Depois da posse, ministros também atacaram Moro. O novo ministro da Justiça, Eugênio Aragão, sugeriu que o juiz cometeu crime. “Se houve conversa da presidente que merecesse atenção jurisdicional não caberia ao juiz de primeira instância nem sequer aquilatar o valor daquela prova e muito menos dar-lhe publicidade”. Já o advogado-geral da União, José Eduardo Cardozo, disse que o sigilo da conversa da presidente é questão de “segurança nacional”.
Os argumentos serão usados pelo governo para partir para o enfrentamento da decisão do juiz de divulgar a conversa.
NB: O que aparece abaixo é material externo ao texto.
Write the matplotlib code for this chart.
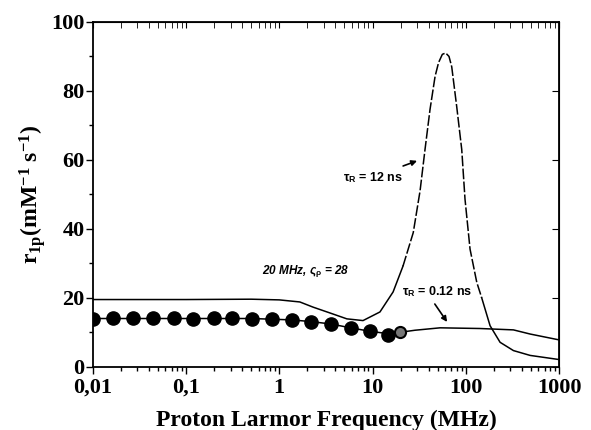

A investida, no entanto, pode ser articulada internamente no governo mas protagonizada por parlamentares do PT e do PC do B, a exemplo do que foi feito no Supremo Tribunal Federal (STF) para questionar o rito do processo de impeachment.
O plano é argumentar que a escuta já deveria ter sido encerrada por ordem do próprio Moro no momento da gravação de Dilma e que, ao encontrar autoridade com foro privilegiado, o juiz precisaria encaminhar o caso imediatamente ao STF. / BEATRIZ BULLA, CARLA ARAÚJO, EDUARDO RODRIGUES E TANIA MONTEIRO. (Estadão)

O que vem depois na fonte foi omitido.